Compton
Dr Dre
Au cinéma, personne n'aime les franchises qui s'obstinent à devenir des sagas. Pourtant, les années passent et on continue de se laisser berner par des suites aux teasers un peu trop engageants – en particulier lorsque ceux-ci jouent la carte de la nostalgie. L'industrie l'a évidemment bien compris, et rivalise d'inventivité pour continuer à nous abreuver. Cet été, entre un mauvais reboot des Quatre Fantastiques et un Terminator qui copinait avec Khaleesi, on a été servis. Une belle preuve qu'Hollywood a inventé ce qui, depuis une trentaine d'années, ressemble le plus au crime parfait. Pas bien surprenant donc que le rap veuille procéder de la sorte à son tour.
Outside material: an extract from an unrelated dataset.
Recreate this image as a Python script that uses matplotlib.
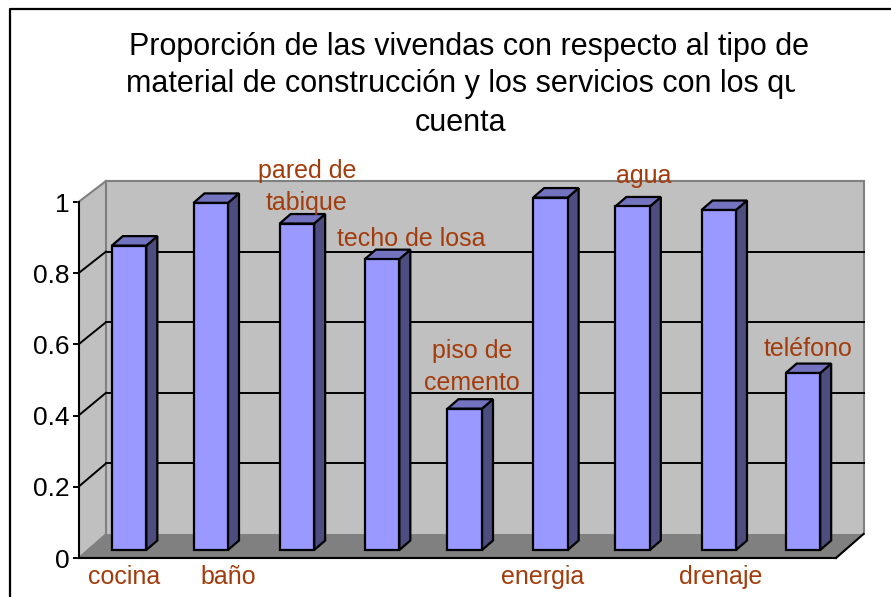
import matplotlib
matplotlib.use("Agg")
import matplotlib.pyplot as plt
from matplotlib.patches import Polygon
from matplotlib.lines import Line2D
from matplotlib.transforms import IdentityTransform, Bbox
import numpy as np

categories = ["cocina", "baño", "pared de\ntabique", "techo de losa", "piso de\ncemento",
              "energia", "agua", "drenaje", "teléfono"]
values = [0.855, 0.975, 0.917, 0.817, 0.397, 0.99, 0.965, 0.955, 0.497]
yticks = [0, 0.2, 0.4, 0.6, 0.8, 1]
ytick_labels = ["0", "0.2", "0.4", "0.6", "0.8", "1"]
title_lines = ["Proporción de las vivendas con respecto al tipo de",
               "material de construcción y los servicios con los que",
               "cuenta"]

W, H = 891, 597
plt.rcParams["font.family"] = ["Liberation Sans", "DejaVu Sans"]
fig = plt.figure(figsize=(W / 100, H / 100), dpi=100)
L, R, T, B = 78.5, 836, 202, 558
ax = fig.add_axes([L / W, 1 - B / H, (R - L) / W, (B - T) / H])
ax.set_xlim(-0.5, 8.5)
ax.set_ylim(0, 1)
ax.patch.set_visible(False)
for s in ("top", "right"):
    ax.spines[s].set_visible(False)
for s in ("left", "bottom"):
    ax.spines[s].set_linewidth(1.5)
    ax.spines[s].set_zorder(6)
ax.set_xticks([])
ax.set_yticks(yticks)
ax.set_yticklabels(ytick_labels, fontsize=19, color="black")
ax.tick_params(axis="y", length=4.5, width=1.4, pad=2)
ID = IdentityTransform()

DX = 27.5


def off(v):
    return np.array([DX, 24.0 - 3.0 * v])


def d(x, y):
    return ax.transData.transform((x, y))


def poly(pts, fc, ec="none", lw=0.0, z=2):
    ax.add_patch(Polygon(pts, closed=True, fc=fc, ec=ec, lw=lw, transform=ID, clip_on=False, zorder=z,
                         joinstyle="miter"))


def line(a, b, color="black", lw=1.4, z=3):
    ax.add_line(Line2D([a[0], b[0]], [a[1], b[1]], color=color, lw=lw, transform=ID, clip_on=False, zorder=z,
                       solid_capstyle="projecting"))


x0, x1 = ax.get_xlim()
fl, fr, tl, tr = d(x0, 0), d(x1, 0), d(x0, 1), d(x1, 1)
GRAY = "#808080"
poly([fl + off(0), fr + off(0), tr + off(1), tl + off(1)], "#C0C0C0")
poly([fl, fl + off(0), tl + off(1), tl], "#C0C0C0")
poly([fl, fr, fr + off(0), fl + off(0)], GRAY)
line(fl + off(0), tl + off(1), GRAY, 1.5)
line(tl, tl + off(1), GRAY, 1.5)
line(tl + off(1), tr + off(1), GRAY, 1.5)
line(fr + off(0), tr + off(1), GRAY, 1.5)
line(fl, fl + off(0), GRAY, 1.2)
line(fr, fr + off(0), "black", 1.5, z=6)
for v in yticks[1:-1]:
    a = d(x0, v)
    b = d(x1, v)
    line(a, a + off(v), "black", 1.4)
    line(a + off(v), b + off(v), "black", 1.4)

# 3-D bars, drawn from the values through the axes scale
SHIFT = np.array([9.0, 8.0])
DEPTH = np.array([11.0, 9.5])
BW = 34.5 / ((R - L) / 9)
nudge = [-0.5, -3, -1, 0, -1.5, 0, -2, 0, 0]
for i, v in enumerate(values):
    x_a = i - BW / 2
    x_b = i + BW / 2
    s = SHIFT + [nudge[i], 0]
    a0, b0, a1, b1 = d(x_a, 0) + s, d(x_b, 0) + s, d(x_a, v) + s, d(x_b, v) + s
    kw = dict(ec="black", lw=1.6, z=5)
    poly([b0, b0 + DEPTH, b1 + DEPTH, b1], "#4D4D80", **kw)
    poly([a1, b1, b1 + DEPTH, a1 + DEPTH], "#7373BF", **kw)
    poly([a0, b0, b1, a1], "#9999FF", **kw)

LABEL = "#A33C0C"
label_pos = [(124.5, 577), (228, 577), (307, 187), (411, 239), (472, 367), (543, 577), (644, 176), (721, 577), (808, 349)]
for name, (px, py) in zip(categories, label_pos):
    fig.text(px / W, 1 - py / H, name, color=LABEL, fontsize=18, ha="center", va="center", linespacing=1.45)

# title
fig.text(469 / W, 1 - 47 / H, title_lines[0], fontsize=22, ha="center", va="center")
t2 = fig.text(126 / W, 1 - 84 / H, title_lines[1], fontsize=22, ha="left", va="center")
t2.set_clip_on(True)
t2.set_clip_box(Bbox([[0, 0], [795, H]]))
fig.text(461 / W, 1 - 123 / H, title_lines[2], fontsize=22, ha="center", va="center")

# outer frame
fig.add_artist(Line2D([10 / W, 10 / W, 1], [0, 1 - 9 / H, 1 - 9 / H], color="black", lw=1.6, transform=fig.transFigure))
fig.savefig("out.png", dpi=100)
Et ici, on est bien forcés d'en placer une pour toi, le puriste de la West Coast: ton genre de prédilection est malmené entre les grands écarts discographiques de Snoop Dogg et les passages de tes standards à la moulinette ratchet de DJ Mustard. Et on aurait été bien mal à l'aise d'enfoncer le clou en t'annonçant ici que Dr Dre était sorti du coma pour nous sortir un reboot de son 2001. Pas de 2001 donc, mais bien de Good Kid, M.A.A.D City, sorti trois ans plus tôt. Après, pour en finir avec les analogies, on dira de Compton qu'il opère davantage dans les sphères bourrines chères à Michael Bay que dans celles plus cérébrales empruntées par un David Simon. En clair: la forme y est, le fond peut-être un peu moins.
Gros budget oblige, ce troisième album alternera donc entre trompettes de la victoire et pistes à tiroir, le tout habillé par ce qui ressemble à une réunion de MC's et chanteurs issus de l'entourage du Doc. Des moyens exorbitants donc (mais pas tant que ça pour un habitué du top Forbes) au service de seize titres à la bonne mesure des attentes placées. Et puisqu'il s'agit de probablement verrouiller sa discographie solo, rien n'est trop beau pour André Young. Pas même de mettre fin à l'arlésienne Detox ( disque "pas assez bon" pour boucler sa trilogie), assumer le ghostwriting, ressortir Xzibit des placards pour un rôle digne d'un Oscar, ou encore sortir son disque en plein mois d'août, quand l'électro-encéphalogramme des sorties rap est le plus plat.
Toujours autant à l'aise dans un siège de producteur exécutif qui se confond avec celui d'un réalisateur, jamais Dr. Dre n'a paru aussi esthète que sur ce disque. De fait, sa distribution atteint des sommets d’interprétation – à une apparition d'Eminem près – et sa narration tout en saccades n'en rend son disque que plus immersif. En dépit de quelques lourdeurs, on pense même que si Compton n'était pas un disque de rap, il aurait probablement été le meilleur blockbuster de cet été. Peut-être pas une raison suffisante pour le classer dans les classiques ultimes du Doc, mais bien assez pour en faire un disque solide qui, à l'instar de To Pimp A Butterfly, ne méritait certainement pas d'être boudé par son public moins de deux semaines après sa sortie. Monde de merde, comme dirait l'autre.